AIM OF THE TASK
Transcribe exactly the lines from the one containing "Recreate this image" through the one containing "148, 154, 160, 166, 170, 176, 181, 185, 189, 193, 197]", both included, and leave out any pictures.

▬▬▬▬▬▬

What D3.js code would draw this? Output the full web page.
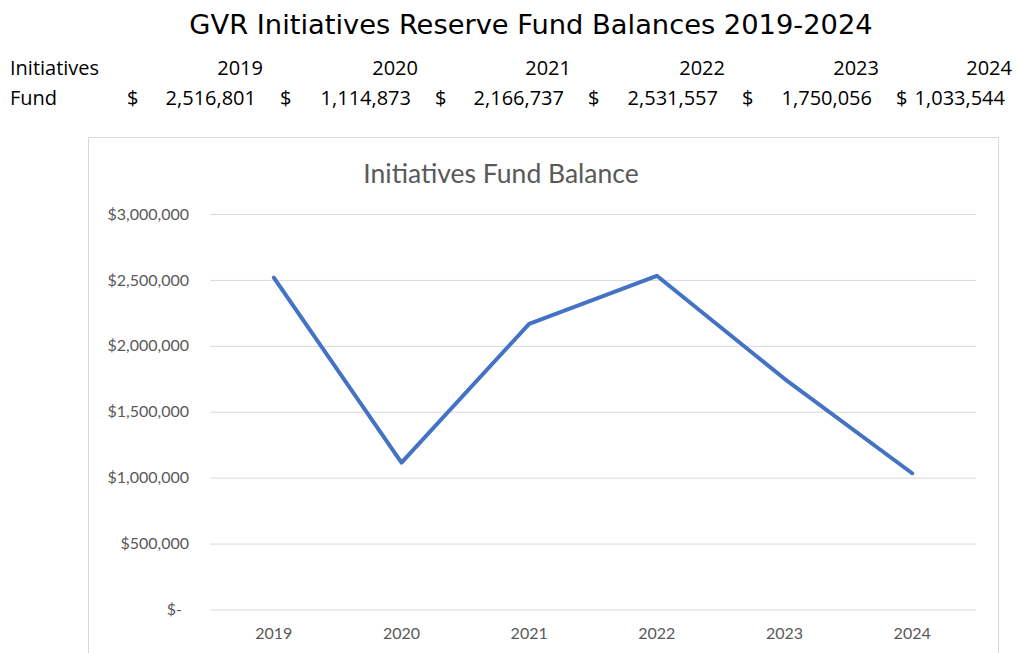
<!DOCTYPE html>
<html>
<head>
<meta charset="utf-8">
<script src="https://cdn.jsdelivr.net/npm/d3@7"></script>
<style>
  html, body { margin: 0; padding: 0; background: #ffffff; }
  svg { display: block; }
</style>
</head>
<body>
<svg id="chart" width="1017" height="653"></svg>
<script>
// ---- data ----
const years = ["2019", "2020", "2021", "2022", "2023", "2024"];
const fundValues = [2516801, 1114873, 2166737, 2531557, 1750056, 1033544];
const yTicks = [0, 500000, 1000000, 1500000, 2000000, 2500000, 3000000];
const pageTitle = "GVR Initiatives Reserve Fund Balances 2019-2024";
const chartTitle = "Initiatives Fund Balance";
const tableRowLabels = ["Initiatives", "Fund"];

// ---- layout (not data) ----
const tableColRight = [263, 418, 571, 725, 879, 1012];

const svg = d3.select("#chart");
const W = 1017, H = 653;
svg.append("rect").attr("width", W).attr("height", H).attr("fill", "#fff");

// ---- page title ----
svg.append("text")
  .attr("x", 531).attr("y", 34)
  .attr("text-anchor", "middle")
  .attr("font-family", "'DejaVu Sans', sans-serif")
  .attr("font-size", 27.3)
  .attr("fill", "#000")
  .text(pageTitle);

// ---- table ----
const tableFont = "'Open Sans', 'Noto Sans', sans-serif";
const valueFmt = d3.format(",");
const tbl = svg.append("g").attr("font-family", tableFont).attr("font-size", 20).attr("fill", "#000");
tbl.append("text").attr("x", 10).attr("y", 75).text(tableRowLabels[0]);
tbl.append("text").attr("x", 10).attr("y", 105).text(tableRowLabels[1]);
tbl.selectAll("text.yr").data(years).join("text")
  .attr("class", "yr")
  .attr("x", (d, i) => tableColRight[i])
  .attr("y", 75)
  .attr("text-anchor", "end")
  .text(d => d);
tbl.selectAll("text.val").data(fundValues).join("text")
  .attr("class", "val")
  .attr("x", (d, i) => tableColRight[i] - 7)
  .attr("y", 105)
  .attr("text-anchor", "end")
  .text(d => valueFmt(d));
tbl.selectAll("text.cur").data(fundValues).join("text")
  .attr("class", "cur")
  .attr("x", (d, i) => i === 0 ? 127 : tableColRight[i - 1] + 17)
  .attr("y", 105)
  .text("$");

// ---- chart area ----
svg.append("rect")
  .attr("x", 88.5).attr("y", 137.5)
  .attr("width", 910).attr("height", 530)
  .attr("fill", "#fff").attr("stroke", "#d9d9d9").attr("stroke-width", 1);

const chartFont = "Lato, 'Open Sans', sans-serif";
svg.append("text")
  .attr("x", 501).attr("y", 183)
  .attr("text-anchor", "middle")
  .attr("font-family", chartFont)
  .attr("font-size", 26.5)
  .attr("fill", "#595959")
  .text(chartTitle);

const x = d3.scaleBand().domain(years).range([210, 976]);
const y = d3.scaleLinear().domain([0, 3000000]).range([609.5, 214]);

const yFmt = v => v === 0 ? "$-" : "$" + d3.format(",")(v);
const yAxis = svg.append("g")
  .attr("transform", "translate(210,0)")
  .call(d3.axisLeft(y).tickValues(yTicks).tickFormat(yFmt).tickSize(-766).tickPadding(21));
yAxis.select(".domain").remove();
yAxis.selectAll(".tick line").attr("stroke", "#d9d9d9").attr("stroke-width", 1);
yAxis.selectAll(".tick text")
  .attr("font-family", chartFont).attr("font-size", 16).attr("fill", "#595959")
  .attr("dx", d => d === 0 ? -7 : 0);

const xAxis = svg.append("g")
  .attr("transform", "translate(0,609.5)")
  .call(d3.axisBottom(x).tickSize(0).tickPadding(18));
xAxis.select(".domain").remove();
xAxis.selectAll(".tick text")
  .attr("font-family", chartFont).attr("font-size", 16).attr("fill", "#595959");

const line = d3.line()
  .x((d, i) => x(years[i]) + x.bandwidth() / 2)
  .y(d => y(d));
svg.append("path")
  .datum(fundValues)
  .attr("d", line)
  .attr("fill", "none")
  .attr("stroke", "#4472c4")
  .attr("stroke-width", 4)
  .attr("stroke-linejoin", "round")
  .attr("stroke-linecap", "round");
</script>
</body>
</html>
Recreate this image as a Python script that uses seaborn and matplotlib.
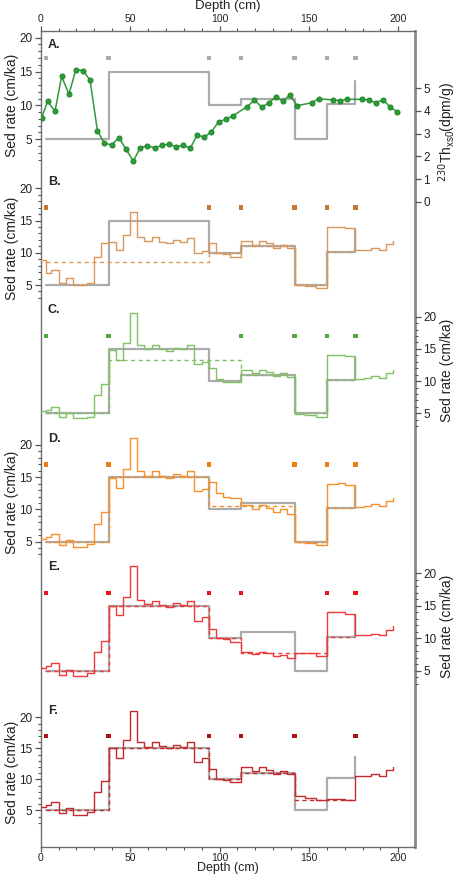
import numpy as np
import seaborn as sns
import matplotlib.pyplot as plt
from matplotlib.ticker import FixedLocator

sns.set_theme(style="ticks")
plt.rcParams["font.family"] = ["Liberation Sans", "DejaVu Sans"]

# ---- data ----
# depth bin edges (cm) of the stepped sed-rate estimates
depth_bins = [0, 3, 6, 10, 14, 18, 22, 26, 30, 34, 38, 42, 46, 50, 54, 58, 62, 66, 70, 74,
              78, 82, 86, 90, 94, 98, 102, 106, 112, 118, 122, 126, 130, 134, 138, 142,
              148, 154, 160, 166, 170, 176, 181, 185, 189, 193, 197]

rate_b = [8.9, 6.9, 7.3, 5.3, 6.1, 5.0, 5.0, 5.3, 9.3, 11.5,
          11.7, 10.4, 12.8, 16.4, 12.5, 11.9, 12.4, 11.7, 11.5, 12.0,
          11.7, 12.3, 10.0, 10.3, 11.5, 10.0, 9.8, 9.3, 11.9, 11.2,
          11.9, 11.5, 10.7, 11.2, 10.7, 5.0, 4.85, 4.6, 14.0, 14.0,
          13.8, 10.4, 10.5, 10.8, 10.5, 11.3, 11.9]
rate_c = [5.4, 5.5, 6.0, 4.5, 5.1, 4.2, 4.2, 4.5, 7.8, 9.6,
          14.8, 13.2, 15.9, 20.6, 15.6, 15.0, 15.6, 15.0, 14.7, 15.2,
          15.0, 15.6, 12.6, 13.0, 12.0, 10.3, 9.9, 9.8, 11.7, 11.2,
          11.8, 11.4, 10.8, 11.2, 10.7, 4.85, 4.7, 4.5, 14.0, 14.1,
          13.9, 10.4, 10.5, 10.8, 10.5, 11.3, 11.8]
rate_d = [5.4, 5.7, 6.15, 4.45, 5.2, 4.2, 4.2, 4.6, 7.75, 9.6,
          14.9, 13.4, 16.2, 21.1, 15.9, 15.2, 15.9, 15.2, 14.9, 15.5,
          15.2, 15.9, 12.8, 13.1, 14.2, 12.5, 12.0, 11.7, 10.7, 10.0,
          10.7, 10.2, 9.65, 10.0, 9.3, 5.0, 4.85, 4.5, 14.0, 14.1,
          13.8, 10.4, 10.5, 10.8, 10.5, 11.3, 11.8]
rate_e = [5.4, 5.7, 6.2, 4.4, 5.1, 4.2, 4.2, 4.6, 7.9, 9.5,
          15.0, 13.5, 16.3, 21.1, 15.9, 15.3, 15.8, 15.1, 14.8, 15.4,
          15.1, 15.8, 12.7, 13.2, 11.4, 10.1, 9.85, 9.4, 7.85, 7.5,
          7.85, 7.7, 7.2, 7.4, 6.9, 7.7, 7.65, 7.2, 14.0, 14.1,
          13.8, 10.5, 10.5, 10.7, 10.5, 11.3, 11.9]
rate_f = [5.5, 5.8, 6.3, 4.6, 5.3, 4.3, 4.3, 4.7, 8.0, 9.8,
          15.1, 13.5, 16.3, 21.0, 16.0, 15.2, 16.0, 15.3, 15.0, 15.6,
          15.2, 16.0, 12.8, 13.4, 11.6, 10.1, 9.85, 9.5, 12.0, 11.3,
          12.0, 11.5, 10.9, 11.3, 10.8, 7.3, 7.0, 6.7, 6.8, 6.8,
          6.7, 10.5, 10.6, 10.9, 10.6, 11.5, 12.0]

# "true" sed rate (gray)
true_depth = [3, 38, 94, 112, 142, 160, 176]
true_rate = [5, 15, 10, 11, 5, 10.2, 13.6]

# tie points (squares) and piecewise model (dashed) per panel
tie_b = [3, 94, 112, 142, 160, 176]
model_b = [8.5, 10, 11, 5, 10.2, 10.2]
tie_c = [3, 38, 112, 142, 160, 176]
model_c = [5, 13.3, 11, 5, 10.2, 10.2]
tie_d = [3, 38, 94, 142, 160, 176]
model_d = [5, 15, 10.6, 5, 10.2, 10.2]
tie_e = [3, 38, 94, 112, 160, 176]
model_e = [5, 15, 10, 7.7, 10.2, 10.2]
tie_f = [3, 38, 94, 112, 142, 176]
model_f = [5, 15, 10, 11, 6.6, 6.6]

# 230Th xs0 profile (panel A)
th_depth = [0.5, 3.9, 8.0, 11.7, 15.8, 19.7, 23.7, 27.6, 31.7, 35.6,
            39.7, 43.8, 47.7, 51.8, 55.6, 59.7, 63.7, 67.8, 71.7, 75.8,
            79.7, 83.7, 87.6, 91.5, 95.4, 99.5, 103.6, 107.5, 115.4, 119.5,
            123.6, 127.5, 131.4, 135.4, 139.4, 143.4, 151.6, 155.5, 163.5, 167.4,
            171.5, 179.5, 183.4, 187.5, 191.4, 195.3, 199.2]
th_values = [3.70, 4.42, 3.98, 5.52, 4.74, 5.82, 5.77, 5.36, 3.13, 2.57,
             2.51, 2.82, 2.31, 1.79, 2.37, 2.47, 2.37, 2.48, 2.54, 2.42,
             2.48, 2.37, 2.94, 2.84, 3.08, 3.51, 3.64, 3.78, 4.19, 4.47,
             4.17, 4.35, 4.61, 4.44, 4.69, 4.23, 4.36, 4.54, 4.48, 4.45,
             4.51, 4.51, 4.48, 4.36, 4.49, 4.19, 3.96]

GRAY = "#ababab"

# ---- layout (pixel based) ----
W, H = 459, 875
L_PX, R_PX, T_PX, B_PX = 40.7, 415, 30.7, 846.7
XMAX = (R_PX - L_PX) / 1.788

fig = plt.figure(figsize=(W / 100, H / 100), dpi=100)

def add_px_axes(top, bot):
    return fig.add_axes([L_PX / W, 1 - bot / H, (R_PX - L_PX) / W, (bot - top) / H])

frame = add_px_axes(T_PX, B_PX)
frame.set_xlim(0, XMAX)
frame.set_ylim(0, 1)
frame.set_yticks([])
frame.xaxis.set_major_locator(FixedLocator([0, 50, 100, 150, 200]))
frame.xaxis.set_minor_locator(FixedLocator(list(range(10, 210, 10))))
frame.tick_params(axis="x", which="both", direction="out", top=True, labeltop=True,
                  bottom=True, labelbottom=True, colors="#555555", labelcolor="#222222",
                  labelsize=7.5, pad=1)
frame.tick_params(axis="x", which="major", length=3.5, width=0.9)
frame.tick_params(axis="x", which="minor", length=2.2, width=0.8)
for side, s in frame.spines.items():
    s.set_color("#6e6e6e")
    s.set_linewidth(1.0)
frame.spines["right"].set_color("#8a8a8a")
frame.spines["right"].set_linewidth(2.0)
frame.set_facecolor("white")

def panel(y0_px, scale, side, minor_from=3):
    top = max(T_PX, y0_px - 22 * scale)
    bot = min(B_PX, y0_px + 0.6 * scale)
    ax = add_px_axes(top, bot)
    ax.set_xlim(0, XMAX)
    ax.set_ylim((y0_px - bot) / scale, (y0_px - top) / scale)
    ax.patch.set_alpha(0)
    for s in ax.spines.values():
        s.set_visible(False)
    ax.set_xticks([])
    ax.yaxis.set_major_locator(FixedLocator([5, 10, 15, 20]))
    ax.yaxis.set_minor_locator(FixedLocator([v for v in range(minor_from, 21) if v % 5]))
    ax.yaxis.set_ticks_position(side)
    ax.tick_params(axis="y", which="both", direction="out", colors="#555555",
                   labelcolor="#222222", labelsize=8.5, pad=2)
    ax.tick_params(axis="y", which="major", length=4, width=0.9)
    ax.tick_params(axis="y", which="minor", length=2.5, width=0.8)
    ax.set_xlabel("")
    ax.set_ylabel("")
    return ax

def steps(ax, x, y, color, lw, ls="-"):
    sns.lineplot(x=x, y=y, estimator=None, sort=False, drawstyle="steps-post",
                 color=color, lw=lw, ls=ls, ax=ax)

def ties(ax, x, color):
    sns.scatterplot(x=x, y=[17] * len(x), marker="s", s=10, color=color,
                    edgecolor="none", ax=ax)

# Panel A
ax_a = panel(173.1, 6.77, "left", minor_from=2)
steps(ax_a, true_depth, true_rate, GRAY, 1.6)
ties(ax_a, true_depth, GRAY)

th_top, th_bot = T_PX, 212
ax_th = add_px_axes(th_top, th_bot)
ax_th.set_xlim(0, XMAX)
ax_th.set_ylim((201.7 - th_bot) / 22.7, (201.7 - th_top) / 22.7)
ax_th.patch.set_alpha(0)
for s in ax_th.spines.values():
    s.set_visible(False)
ax_th.set_xticks([])
ax_th.yaxis.set_major_locator(FixedLocator([0, 1, 2, 3, 4, 5]))
ax_th.yaxis.set_ticks_position("right")
ax_th.tick_params(axis="y", direction="out", length=4, width=0.9, colors="#555555",
                  labelcolor="#222222", labelsize=8.5, pad=2)
sns.lineplot(x=th_depth, y=th_values, estimator=None, sort=False, color="#2f9a3a",
             lw=1.1, marker="o", markersize=3.6, markeredgecolor="#1f8a2c", ax=ax_th)
ax_th.set_xlabel("")
ax_th.set_ylabel("")

panels = [
    ("B.", 317.3, 6.45, "left", rate_b, tie_b, model_b, "#d9975c", "#c8782f"),
    ("C.", 445.5, 6.44, "right", rate_c, tie_c, model_c, "#82c064", "#4faa3c"),
    ("D.", 573.8, 6.44, "left", rate_d, tie_d, model_d, "#f5912a", "#f07d12"),
    ("E.", 703.1, 6.49, "right", rate_e, tie_e, model_e, "#ee3a3a", "#e8161c"),
    ("F.", 841.3, 6.20, "left", rate_f, tie_f, model_f, "#c62a2e", "#b01018"),
]

ax_a.text(4, 18.9, "A.", fontsize=9, fontweight="bold", va="center", ha="left")

for label, y0, sc, side, rate, tie, model, col, mcol in panels:
    ax = panel(y0, sc, side)
    steps(ax, true_depth, true_rate, GRAY, 1.6)
    steps(ax, tie, model, col, 1.0, ls=(0, (3, 2.5)))
    steps(ax, depth_bins, rate, col, 1.0)
    ties(ax, tie, mcol)
    ax.text(4, 21.0, label, fontsize=9, fontweight="bold", va="center", ha="left")

# ---- axis titles ----
lab = dict(color="#222222", ha="center")
fig.text(228 / W, 1.0, "Depth (cm)", va="top", fontsize=9.5, **lab)
fig.text(228 / W, 0.5 / H, "Depth (cm)", va="bottom", fontsize=9, **lab)
for yc in [105, 248, 502, 772]:
    fig.text(12 / W, 1 - yc / H, "Sed rate (cm/ka)", rotation=90, va="center",
             fontsize=10, **lab)
for yc in [370, 626]:
    fig.text(447 / W, 1 - yc / H, "Sed rate (cm/ka)", rotation=90, va="center",
             fontsize=10, **lab)
fig.text(447 / W, 1 - 132 / H, r"$^{230}$Th$_{\mathregular{xs0}}$(dpm/g)", rotation=90,
         va="center", fontsize=10, **lab)

fig.savefig("out.png", dpi=100)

▬▬▬▬▬▬

SOLUTION TO THE PROBLEM
Recreate this image as a Python script that uses seaborn and matplotlib.
import numpy as np
import seaborn as sns
import matplotlib.pyplot as plt
from matplotlib.ticker import FixedLocator

sns.set_theme(style="ticks")
plt.rcParams["font.family"] = ["Liberation Sans", "DejaVu Sans"]

# ---- data ----
# depth bin edges (cm) of the stepped sed-rate estimates
depth_bins = [0, 3, 6, 10, 14, 18, 22, 26, 30, 34, 38, 42, 46, 50, 54, 58, 62, 66, 70, 74,
              78, 82, 86, 90, 94, 98, 102, 106, 112, 118, 122, 126, 130, 134, 138, 142,
              148, 154, 160, 166, 170, 176, 181, 185, 189, 193, 197]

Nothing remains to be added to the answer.